OK, that is all for now – off to enjoy a glass of wine and catch up on some TV.

I just realized the girls’ party isn’t for two weeks, so I both have longer to get everything done, and longer to worry about it. Hey, I’ll take it!

Spayed and Sleeping

Our dog Tessie was spayed on Friday. I dropped her off about 8:30 in the morning, and they called me about 11:30 to say the surgery had gone well, she was awake and had eaten some food. I called again late afternoon and they said she was doing fine and had gone outside. Knowing that, I’m not sure why they needed to keep her overnight. On the other hand, not having her for a night meant I didn’t have to get up at 3:30 in the morning to take her out to poop, and was able to sleep in a bit Saturday morning. We all missed her, but the break was nice too.

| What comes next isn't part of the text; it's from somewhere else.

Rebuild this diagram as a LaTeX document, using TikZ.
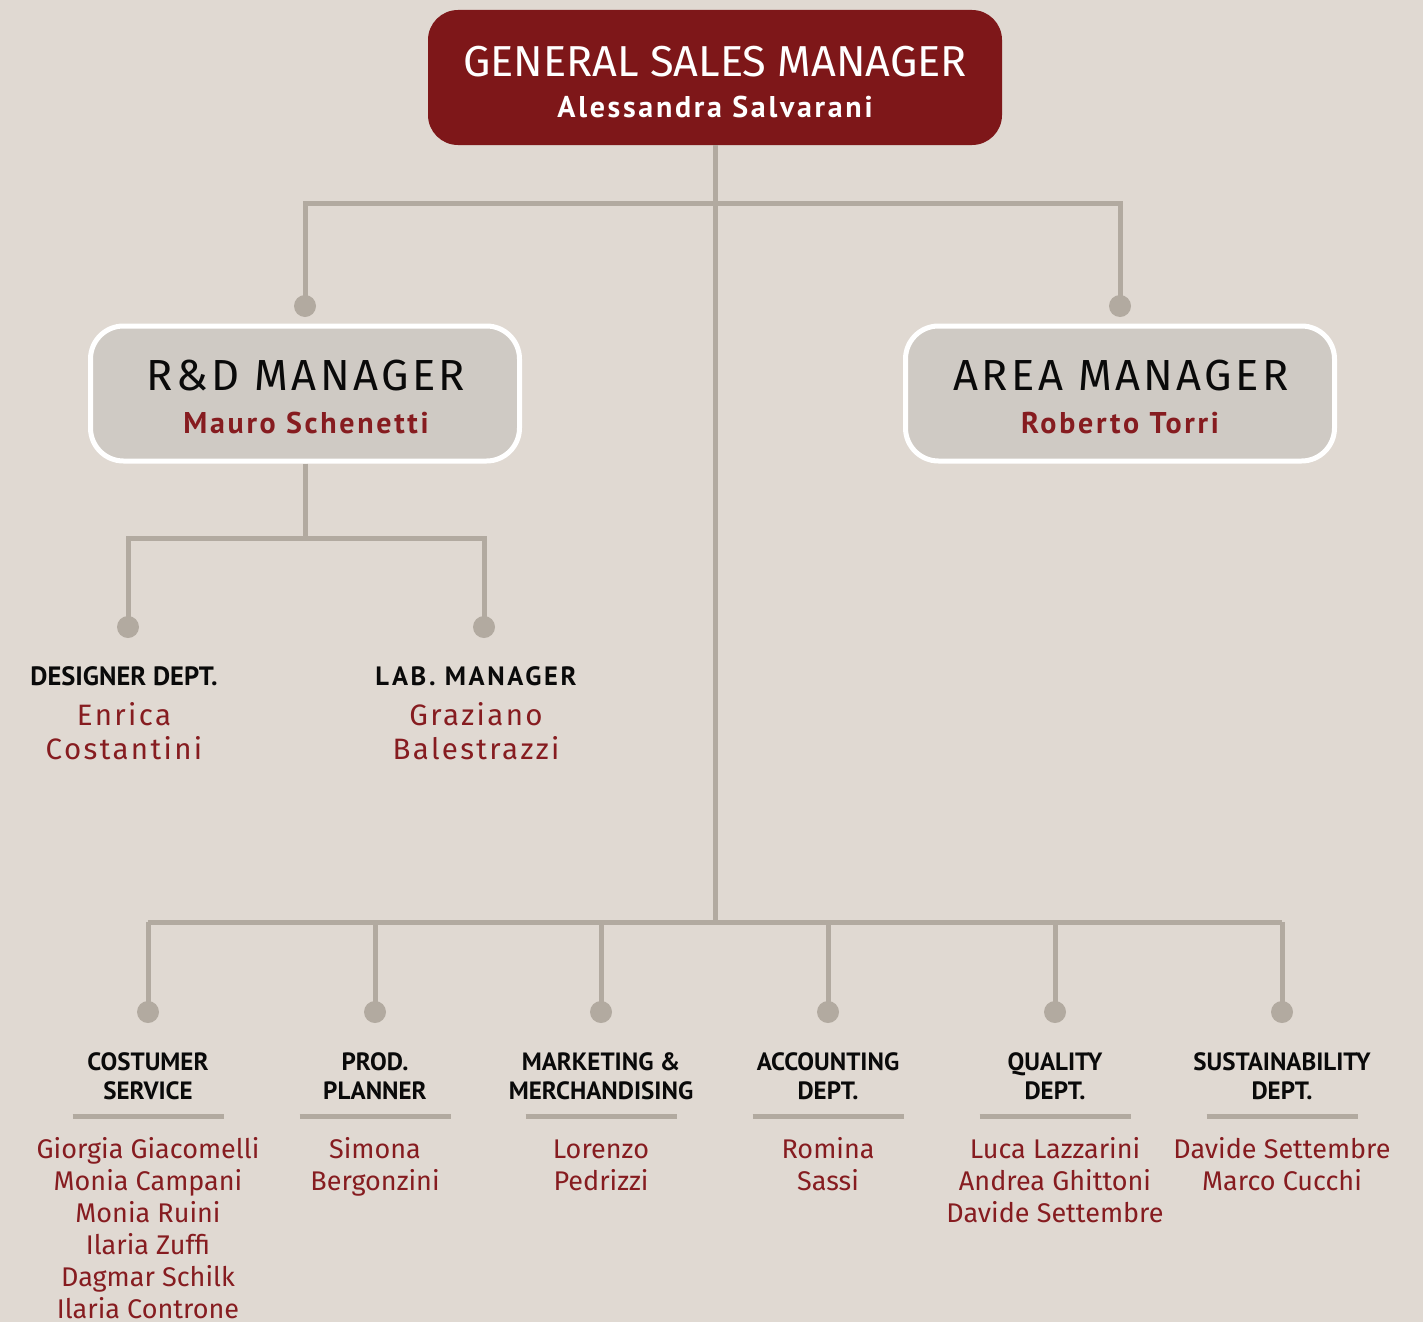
\documentclass[tikz,border=0pt]{standalone}
\usepackage{fontspec}
\setmainfont{Fira Sans}
\newfontfamily\headfont{PT Sans}
\newfontfamily\headspaced[LetterSpace=9]{PT Sans}
\newfontfamily\headwide[LetterSpace=10]{PT Sans}
\newfontfamily\namespaced[LetterSpace=8]{Fira Sans}
\definecolor{bgc}{HTML}{E0D9D2}
\definecolor{linec}{HTML}{B2AAA0}
\definecolor{redc}{HTML}{7E1719}
\definecolor{namec}{HTML}{861C20}
\definecolor{mgrc}{HTML}{CFCAC4}
\definecolor{headc}{HTML}{0A0A0A}
\tikzset{
  conn/.style={draw=linec, line width=5pt},
  dotnode/.style={circle, fill=linec, minimum size=22pt, inner sep=0pt},
  topbox/.style={rectangle, rounded corners=30pt, fill=redc, minimum width=574pt, minimum height=135pt, inner sep=0pt},
  mgrbox/.style={rectangle, rounded corners=33pt, fill=mgrc, draw=white, line width=5pt, minimum width=429pt, minimum height=135pt, inner sep=0pt},
  toptitle/.style={anchor=base, inner sep=0pt, text=white, font=\fontsize{43.3}{46}\selectfont},
  topname/.style={anchor=base, inner sep=0pt, text=white, font=\headspaced\bfseries\fontsize{30}{32}\selectfont},
  mgrtitle/.style={anchor=base, inner sep=0pt, text=headc, font=\namespaced\fontsize{43.5}{46}\selectfont},
  mgrname/.style={anchor=base, inner sep=0pt, text=namec, font=\headspaced\bfseries\fontsize{30}{32}\selectfont},
  depthead/.style={anchor=base, inner sep=0pt, text=headc, font=\headfont\bfseries\fontsize{25}{28}\selectfont},
  rdhead/.style={anchor=base, inner sep=0pt, text=headc, font=\headfont\bfseries\fontsize{26.5}{28}\selectfont},
  rdheadsp/.style={anchor=base, inner sep=0pt, text=headc, font=\headwide\bfseries\fontsize{26.5}{28}\selectfont},
  spacedname/.style={anchor=base, inner sep=0pt, text=namec, font=\namespaced\fontsize{29.5}{32}\selectfont},
  person/.style={anchor=base, inner sep=0pt, text=namec, font=\fontsize{27}{32}\selectfont},
  rule/.style={draw=linec, line width=5pt},
}
\begin{document}
\begin{tikzpicture}[x=1pt, y=-1pt]
\fill[bgc] (0,0) rectangle (1423,1322);
\useasboundingbox (0,0) rectangle (1423,1322);

% boxes
\node[topbox] (gsm) at (715,77.5) {};
\node[mgrbox] (rd) at (305,393.5) {};
\node[mgrbox] (am) at (1120,393.5) {};

% junctions and dots
\coordinate (topbar) at (715,203);
\coordinate (rdtop) at (305,203);
\coordinate (amtop) at (1120,203);
\node[dotnode] (rddot) at (305,306) {};
\node[dotnode] (amdot) at (1120,306) {};
\coordinate (rdbus) at (305,538);
\coordinate (dsj) at (128,538);
\coordinate (lbj) at (484,538);
\node[dotnode] (dsdot) at (128,627) {};
\node[dotnode] (lbdot) at (484,627) {};
\coordinate (busc) at (715,922);

% connectors
\draw[conn] (gsm.south) -- (busc);
\draw[conn] (rddot.center) -- (rdtop) -- (amtop) -- (amdot.center);
\draw[conn] (rd.south) -- (rdbus);
\draw[conn] (dsdot.center) -- (dsj) -- (lbj) -- (lbdot.center);

% box texts
\node[toptitle] (gsmt) at (715,77) {GENERAL SALES MANAGER};
\node[topname] (gsmn) at (715,117) {Alessandra Salvarani};
\node[mgrtitle] (rdt) at (306,390) {R\&D MANAGER};
\node[mgrname] (rdn) at (306,433) {Mauro Schenetti};
\node[mgrtitle] (amt) at (1121,390) {AREA MANAGER};
\node[mgrname] (amn) at (1120,433) {Roberto Torri};

% R&D departments
\node[rdhead] (dsh) at (124,685) {DESIGNER DEPT.};
\node[spacedname] (dsn1) at (124,725) {Enrica};
\node[spacedname] (dsn2) at (124,759) {Costantini};
\node[rdheadsp] (lbh) at (476,685) {LAB. MANAGER};
\node[spacedname] (lbn1) at (476,725) {Graziano};
\node[spacedname] (lbn2) at (476,759) {Balestrazzi};

% bottom departments
\foreach \x/\hA/\hB [count=\i] in {148/COSTUMER/SERVICE, 375/PROD./PLANNER, 601/MARKETING \&/MERCHANDISING, 828/ACCOUNTING/DEPT., 1055/QUALITY/DEPT., 1282/SUSTAINABILITY/DEPT.} {
  \coordinate (bj\i) at (\x,922);
  \node[dotnode] (bd\i) at (\x,1012) {};
  \draw[conn] (bd\i.center) -- (bj\i);
  \node[depthead] (bh\i a) at (\x,1070) {\hA};
  \node[depthead] (bh\i b) at (\x,1099) {\hB};
  \draw[rule] (\x-75.5,1116) -- (\x+75.5,1116);
}
\draw[conn] (bj1) -- (bj6);

\foreach \nm [count=\k] in {Giorgia Giacomelli, Monia Campani, Monia Ruini, Ilaria Zuffi, Dagmar Schilk, Ilaria Controne}
  \node[person] (csn\k) at (148,{1158+32*(\k-1)}) {\nm};
\foreach \nm [count=\k] in {Simona, Bergonzini}
  \node[person] (ppn\k) at (375,{1158+32*(\k-1)}) {\nm};
\foreach \nm [count=\k] in {Lorenzo, Pedrizzi}
  \node[person] (mmn\k) at (601,{1158+32*(\k-1)}) {\nm};
\foreach \nm [count=\k] in {Romina, Sassi}
  \node[person] (acn\k) at (828,{1158+32*(\k-1)}) {\nm};
\foreach \nm [count=\k] in {Luca Lazzarini, Andrea Ghittoni, Davide Settembre}
  \node[person] (qun\k) at (1055,{1158+32*(\k-1)}) {\nm};
\foreach \nm [count=\k] in {Davide Settembre, Marco Cucchi}
  \node[person] (sun\k) at (1282,{1158+32*(\k-1)}) {\nm};
\end{tikzpicture}
\end{document}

When we picked her up Saturday morning I wasn’t expecting her to be “herself”, but she was. She was so excited to see us, and showed absolutely no sign of having had major surgery the day before. She pulled on her leash the minute we got outside, and jumped up into the car when I opened the door. Once home she was back to her regular routine with barely a blip.

Saturday night she slept in the soft crate next to my bed as always, and as always, she scratched on it in the midde of the night to go out. I stepped into my slippers and trudged downstairs with her, letting her out into the inch of snow that was falling (it would be 10 inches before it stopped mid-morning), and she immediately peed and pooped. Good lord, when will this ever stop?

She’s been licking at her stitches quite a bit – when the vet tech called to check on her yesterday she suggested putting a child’s T-shirt or shorts on her, but that lasted all of ohhhh, about 2 minutes. So I’ve been trying to be diligent in catching her and redirecting her. I’m very concerned about infection, or her pulling them out. And since I can’t watch her in her sleep, I made a big decision at bedtime last night.

I let her sleep on my bed.

And she slept till morning. No middle of the night potty breaks.

A fluke? Or a new beginning? Let’s see how tonight goes.

In the meantime, I may need to pick up one of those no-bite collars, as the stitch-licking is not letting up.

What’s Missing?

Isn’t it funny how if you’ve never tasted chocolate, you don’t miss it? Or once you click with someone at work, it just doesn’t feel the same on the days he or she is out?

I had a dog for many years – I’ve referred to him often as my first child. He passed away just three weeks before I became a mom to a human child, which kept me pretty busy, and I didn’t have time to miss him once that happened. In fact, there have been many times when I’ve been thankful not to have a dog: when the weather is bad, when we have such a busy day we’re just not home, when we can get up and go at the drop of a hat.

Regular readers of this blog know we added a dog, Tessie, to our family in September. I’ve had to readjust lots of things in our routine, both large and small. The biggest thing is that I have not put in a full day in the office since she came to us, but smaller things are getting up in the middle of the night (most nights) to take her out, working on training items, reminding children to be gentle and planning our weekends so we’re home enough to let her out, as well as providing human contact for her. Some of it has been easy and some of it hard, but it’s all part of owning a dog.

This morning we dropped Tessie off at the vet to get spayed. She will spend the night there, and we’ll pick her up by noon tomorrow. I then dropped both kids off at their respective schools, and came home to work. It is eerily quiet in this house. I’m looking forward to getting a full night’s sleep tonight, but I already miss something I didn’t even have a few months ago.